## YOUR TASK
Return all the data below as it stands, minus the pictures.

----

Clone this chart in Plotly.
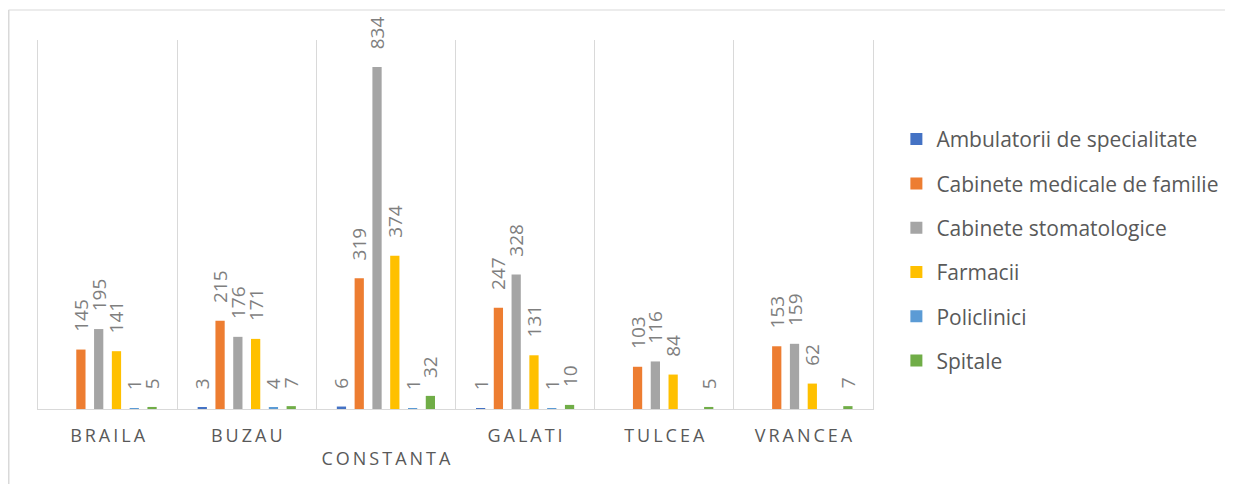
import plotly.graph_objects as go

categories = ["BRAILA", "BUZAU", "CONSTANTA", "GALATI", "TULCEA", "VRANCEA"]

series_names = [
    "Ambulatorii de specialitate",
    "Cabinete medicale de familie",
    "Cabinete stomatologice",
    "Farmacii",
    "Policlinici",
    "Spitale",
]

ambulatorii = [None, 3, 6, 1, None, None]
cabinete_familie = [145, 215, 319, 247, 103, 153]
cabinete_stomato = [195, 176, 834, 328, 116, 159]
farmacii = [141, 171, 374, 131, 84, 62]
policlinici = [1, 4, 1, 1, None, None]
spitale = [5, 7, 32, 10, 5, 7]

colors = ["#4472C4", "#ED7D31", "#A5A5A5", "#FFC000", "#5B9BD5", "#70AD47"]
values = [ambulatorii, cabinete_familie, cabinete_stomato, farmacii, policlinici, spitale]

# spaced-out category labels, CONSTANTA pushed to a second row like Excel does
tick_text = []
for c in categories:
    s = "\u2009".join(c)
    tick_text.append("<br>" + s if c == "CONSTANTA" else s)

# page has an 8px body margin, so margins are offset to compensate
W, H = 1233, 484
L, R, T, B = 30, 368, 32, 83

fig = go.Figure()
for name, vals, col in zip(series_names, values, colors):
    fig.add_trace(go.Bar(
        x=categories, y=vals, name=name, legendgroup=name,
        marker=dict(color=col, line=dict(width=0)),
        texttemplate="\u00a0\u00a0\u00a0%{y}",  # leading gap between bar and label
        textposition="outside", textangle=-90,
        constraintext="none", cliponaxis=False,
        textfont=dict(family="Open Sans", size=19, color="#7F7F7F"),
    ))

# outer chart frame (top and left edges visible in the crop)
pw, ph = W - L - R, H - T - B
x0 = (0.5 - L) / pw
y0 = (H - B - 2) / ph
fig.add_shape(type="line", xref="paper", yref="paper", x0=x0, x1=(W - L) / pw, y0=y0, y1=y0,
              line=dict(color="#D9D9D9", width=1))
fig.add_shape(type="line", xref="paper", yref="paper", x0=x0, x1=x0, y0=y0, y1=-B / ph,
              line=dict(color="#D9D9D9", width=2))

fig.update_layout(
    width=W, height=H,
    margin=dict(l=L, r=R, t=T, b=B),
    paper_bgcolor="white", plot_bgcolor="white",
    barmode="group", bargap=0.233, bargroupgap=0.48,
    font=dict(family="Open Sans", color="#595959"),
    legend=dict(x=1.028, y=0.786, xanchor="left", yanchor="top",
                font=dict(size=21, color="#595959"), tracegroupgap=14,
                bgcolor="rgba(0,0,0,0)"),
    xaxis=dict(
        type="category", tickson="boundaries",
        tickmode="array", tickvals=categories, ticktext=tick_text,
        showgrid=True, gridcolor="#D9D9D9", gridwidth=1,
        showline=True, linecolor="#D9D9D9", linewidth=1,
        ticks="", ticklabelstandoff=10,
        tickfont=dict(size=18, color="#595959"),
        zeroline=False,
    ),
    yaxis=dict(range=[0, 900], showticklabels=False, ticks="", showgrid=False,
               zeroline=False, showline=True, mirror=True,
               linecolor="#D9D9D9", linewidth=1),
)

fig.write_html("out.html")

----

## COMPLETE ANSWER
Clone this chart in Plotly.
import plotly.graph_objects as go

categories = ["BRAILA", "BUZAU", "CONSTANTA", "GALATI", "TULCEA", "VRANCEA"]

series_names = [
    "Ambulatorii de specialitate",
    "Cabinete medicale de familie",
    "Cabinete stomatologice",
    "Farmacii",
    "Policlinici",
    "Spitale",
]

ambulatorii = [None, 3, 6, 1, None, None]
cabinete_familie = [145, 215, 319, 247, 103, 153]
cabinete_stomato = [195, 176, 834, 328, 116, 159]
farmacii = [141, 171, 374, 131, 84, 62]
policlinici = [1, 4, 1, 1, None, None]
spitale = [5, 7, 32, 10, 5, 7]

colors = ["#4472C4", "#ED7D31", "#A5A5A5", "#FFC000", "#5B9BD5", "#70AD47"]
values = [ambulatorii, cabinete_familie, cabinete_stomato, farmacii, policlinici, spitale]

# spaced-out category labels, CONSTANTA pushed to a second row like Excel does
tick_text = []
for c in categories:
    s = "\u2009".join(c)
    tick_text.append("<br>" + s if c == "CONSTANTA" else s)

# page has an 8px body margin, so margins are offset to compensate
W, H = 1233, 484
L, R, T, B = 30, 368, 32, 83

fig = go.Figure()
for name, vals, col in zip(series_names, values, colors):
    fig.add_trace(go.Bar(
        x=categories, y=vals, name=name, legendgroup=name,
        marker=dict(color=col, line=dict(width=0)),
        texttemplate="\u00a0\u00a0\u00a0%{y}",  # leading gap between bar and label
        textposition="outside", textangle=-90,
        constraintext="none", cliponaxis=False,
        textfont=dict(family="Open Sans", size=19, color="#7F7F7F"),
    ))

# outer chart frame (top and left edges visible in the crop)
pw, ph = W - L - R, H - T - B
x0 = (0.5 - L) / pw
y0 = (H - B - 2) / ph
fig.add_shape(type="line", xref="paper", yref="paper", x0=x0, x1=(W - L) / pw, y0=y0, y1=y0,
              line=dict(color="#D9D9D9", width=1))
fig.add_shape(type="line", xref="paper", yref="paper", x0=x0, x1=x0, y0=y0, y1=-B / ph,
              line=dict(color="#D9D9D9", width=2))

fig.update_layout(
    width=W, height=H,
    margin=dict(l=L, r=R, t=T, b=B),
    paper_bgcolor="white", plot_bgcolor="white",
    barmode="group", bargap=0.233, bargroupgap=0.48,
    font=dict(family="Open Sans", color="#595959"),
    legend=dict(x=1.028, y=0.786, xanchor="left", yanchor="top",
                font=dict(size=21, color="#595959"), tracegroupgap=14,
                bgcolor="rgba(0,0,0,0)"),
    xaxis=dict(
        type="category", tickson="boundaries",
        tickmode="array", tickvals=categories, ticktext=tick_text,
        showgrid=True, gridcolor="#D9D9D9", gridwidth=1,
        showline=True, linecolor="#D9D9D9", linewidth=1,
        ticks="", ticklabelstandoff=10,
        tickfont=dict(size=18, color="#595959"),
        zeroline=False,
    ),
    yaxis=dict(range=[0, 900], showticklabels=False, ticks="", showgrid=False,
               zeroline=False, showline=True, mirror=True,
               linecolor="#D9D9D9", linewidth=1),
)

fig.write_html("out.html")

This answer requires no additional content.